• [Dataset excerpt]:
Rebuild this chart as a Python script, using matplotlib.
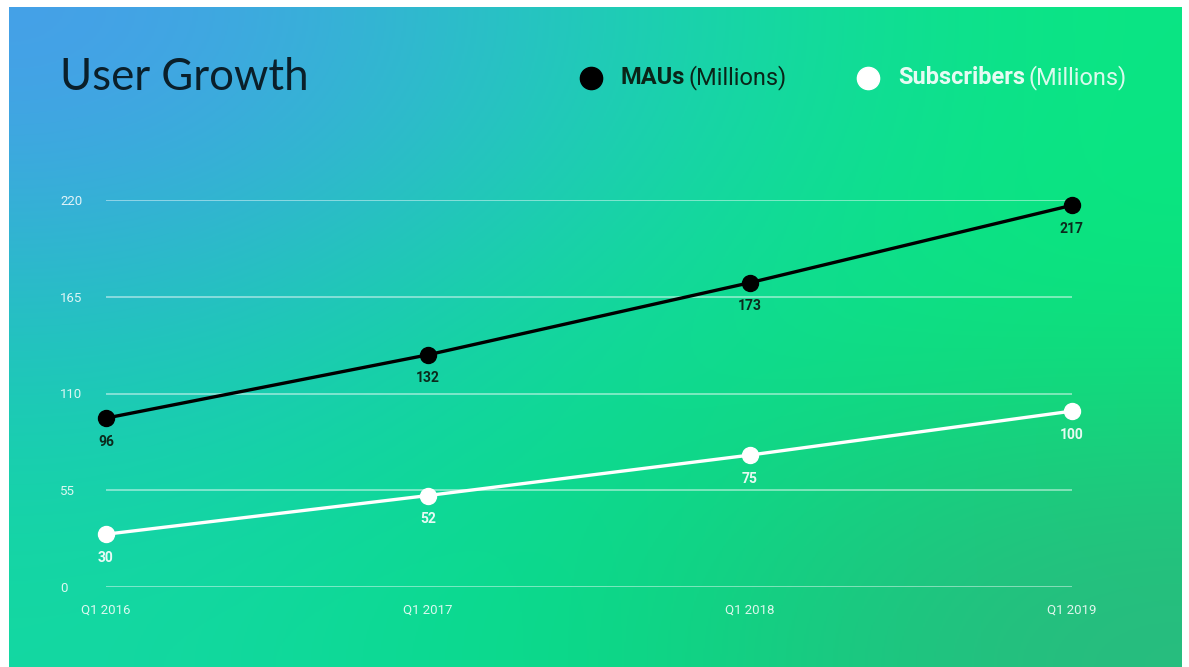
import numpy as np
import matplotlib
matplotlib.use("Agg")
import matplotlib.pyplot as plt

quarters = ["Q1 2016", "Q1 2017", "Q1 2018", "Q1 2019"]
maus = [96, 132, 173, 217]
subscribers = [30, 52, 75, 100]
yticks = [0, 55, 110, 165, 220]

W, H = 1189, 667
fig = plt.figure(figsize=(W / 100, H / 100), dpi=100, facecolor="white")

# gradient background (coarse colour grid, smoothed by imshow)
grid = np.array([
    [(72, 158, 235), (30, 205, 188), (10, 230, 130)],
    [(32, 196, 192), (14, 222, 148), (10, 228, 122)],
    [(20, 216, 162), (4, 222, 132), (42, 186, 126)],
]) / 255.0
bg = fig.add_axes([9 / W, 0, (1182 - 9) / W, (H - 7) / H])
bg.imshow(grid, aspect="auto", interpolation="bicubic", extent=[0, 1, 0, 1])
bg.set_axis_off()

ax = fig.add_axes([106 / W, (H - 587) / H, (1072 - 106) / W, (587 - 200) / H])
ax.patch.set_alpha(0)
ax.set_xlim(0, 3)
ax.set_ylim(0, 220)
for s in ax.spines.values():
    s.set_visible(False)

x = np.arange(len(quarters))
for v in yticks:
    ax.axhline(v, color="white", alpha=0.45, lw=1.4, zorder=1)

ax.plot(x, maus, color="black", lw=2.4, marker="o", ms=11.5, clip_on=False, zorder=3)
ax.plot(x, subscribers, color="white", lw=2.4, marker="o", ms=11.5, clip_on=False, zorder=3)

for xi, v in zip(x, maus):
    ax.annotate(str(v), (xi, v), xytext=(0, -17), textcoords="offset points",
                ha="center", va="center", fontsize=10, fontweight="bold",
                color="#0b2a1c", family="Roboto")
for xi, v in zip(x, subscribers):
    ax.annotate(str(v), (xi, v), xytext=(0, -17), textcoords="offset points",
                ha="center", va="center", fontsize=10, fontweight="bold",
                color="white", family="Roboto", alpha=0.9)

ax.set_yticks(yticks)
ax.set_yticklabels([str(t) for t in yticks], ha="left", fontsize=9.5,
                   color="white", alpha=0.85, family="Roboto")
ax.tick_params(axis="y", length=0, pad=33)
ax.set_xticks(x)
ax.set_xticklabels(quarters, fontsize=9.5, color="white", alpha=0.85, family="Roboto")
ax.tick_params(axis="x", length=0, pad=12)

# title
fig.text(60 / W, 1 - 77 / H, "User Growth", fontsize=31.5, color="#0a1f2a",
         family="Lato", va="center", ha="left")

# legend
lx = fig.add_axes([0, 0, 1, 1])
lx.set_xlim(0, W)
lx.set_ylim(H, 0)
lx.set_axis_off()
lx.plot([591], [78], "o", color="black", ms=16)
lx.plot([868], [78], "o", color="white", ms=16)
t1 = lx.text(620, 78, "MAUs", fontsize=17, fontweight="bold", color="#0a2418",
             family="Roboto", va="center")
fig.canvas.draw()
bb = t1.get_window_extent()
lx.text(620 + bb.width + 4, 78, "(Millions)", fontsize=17, color="#0a2418",
        family="Roboto", va="center")
t2 = lx.text(898, 78, "Subscribers", fontsize=17, fontweight="bold", color="white",
             alpha=0.9, family="Roboto", va="center")
fig.canvas.draw()
bb2 = t2.get_window_extent()
lx.text(898 + bb2.width + 4, 78, "(Millions)", fontsize=17, color="white",
        alpha=0.85, family="Roboto", va="center")

fig.savefig("out.png", dpi=100, facecolor="white")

• [To do]:
Write out the lines from the start of the material to the line with "bg.set_axis_off()", inclusive and exactly. Skip the pictures.

• [Exercise solution]:
Rebuild this chart as a Python script, using matplotlib.
import numpy as np
import matplotlib
matplotlib.use("Agg")
import matplotlib.pyplot as plt

quarters = ["Q1 2016", "Q1 2017", "Q1 2018", "Q1 2019"]
maus = [96, 132, 173, 217]
subscribers = [30, 52, 75, 100]
yticks = [0, 55, 110, 165, 220]

W, H = 1189, 667
fig = plt.figure(figsize=(W / 100, H / 100), dpi=100, facecolor="white")

# gradient background (coarse colour grid, smoothed by imshow)
grid = np.array([
    [(72, 158, 235), (30, 205, 188), (10, 230, 130)],
    [(32, 196, 192), (14, 222, 148), (10, 228, 122)],
    [(20, 216, 162), (4, 222, 132), (42, 186, 126)],
]) / 255.0
bg = fig.add_axes([9 / W, 0, (1182 - 9) / W, (H - 7) / H])
bg.imshow(grid, aspect="auto", interpolation="bicubic", extent=[0, 1, 0, 1])
bg.set_axis_off()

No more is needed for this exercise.